The structure of FIG. 8 can be more easily made than the structure of FIG. 7 in which the annular projecting portion 12b is formed. This is because the yoke 1 is conventionally made by cold forging, sintering, sintering forging, injection molding, powder metallurgy and the like, and the formation of the annular projecting portion 12b as shown in FIG. 7 increases the number of steps of a manufacturing process.
Many working steps are needed to form the thin portion 14 which is much thinner than the bottom portion 12 by working a yoke material originally having the same wall thickness. In addition, since a degree of working (corresponding to the reduction ratio of a cross section) for forming the thin portion 14 is increased, when cold forging or the like is used in particular, a large amount of pressurizing force is required, by which the life of a tool is deteriorated and the cost is increased.
Further, when sintering and the like is used, it is difficult to fill the thin portion 14 with a predetermined amount of material.
As described above, the conventional yoke of the planetary gear-type starter as well as the manufacturing apparatus therefor and the manufacturing method thereof have problems in that since the yoke is molded using cold forging, sintering and the like, the bottom portion 12 composed of the thick portion and the cylindrical thin portion 14 cannot be easily formed, miniaturization and reduction in weight are not easily realized and a large manufacturing cost is needed to form the thin portion 14.

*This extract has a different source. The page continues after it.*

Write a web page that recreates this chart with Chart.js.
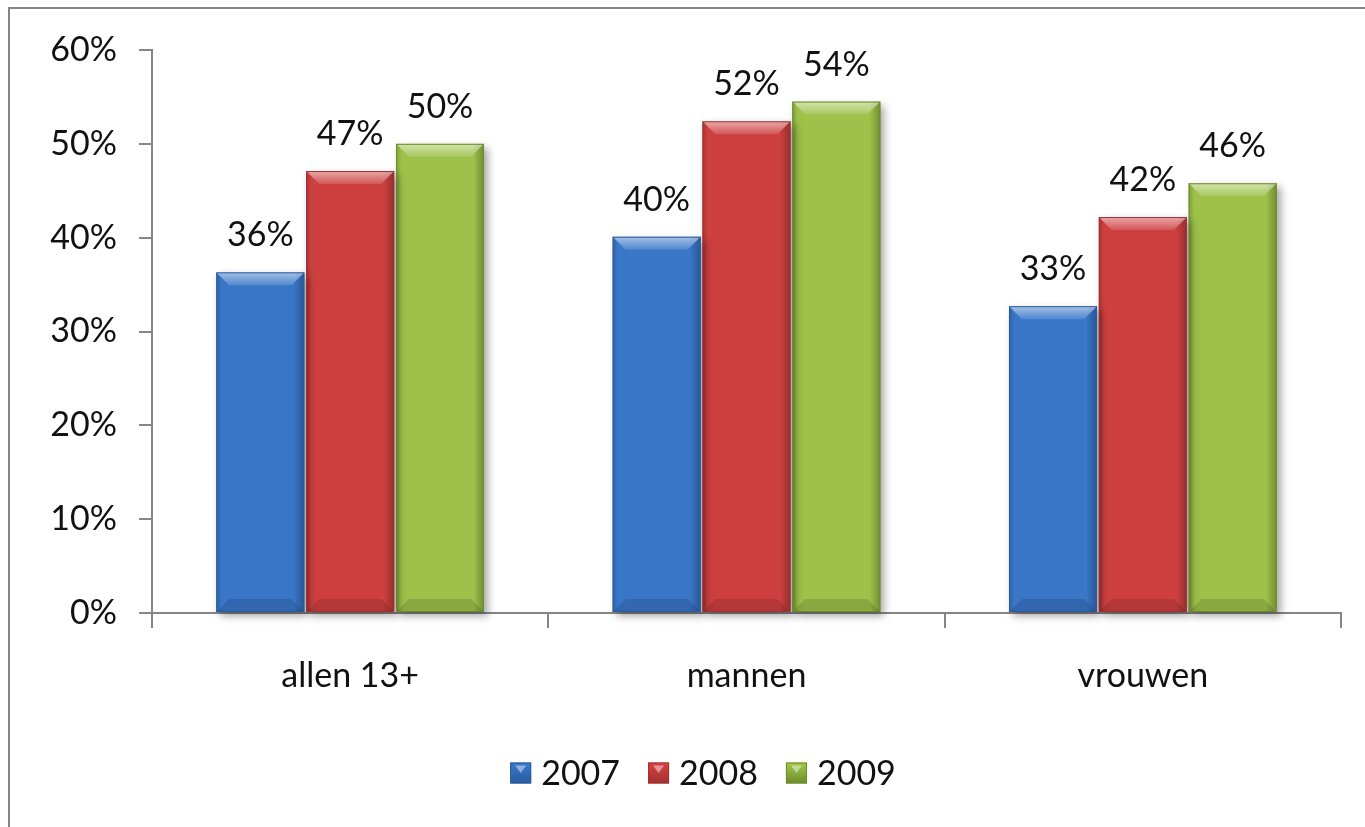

An object of the present invention made to solve the above problems is to provide a yoke of a planetary gear-type starter in which an inner peripheral gear portion and a thin portion are easily formed and miniaturization, reduction in weight and cost reduction are realized by using cold spinning working, as well as providing a manufacturing apparatus therefor and a manufacturing method thereof.
Another object of the present invention is to provide a yoke of a planetary gear-type starter in which an annular projecting portion is easily formed from an opening by burring working when a disk serving as the metal material of the yoke is mounted to a working tool and miniaturization, reduction in weight and cost are realized in cold spinning working, as well as providing the manufacturing apparatus therefor and the manufacturing method thereof.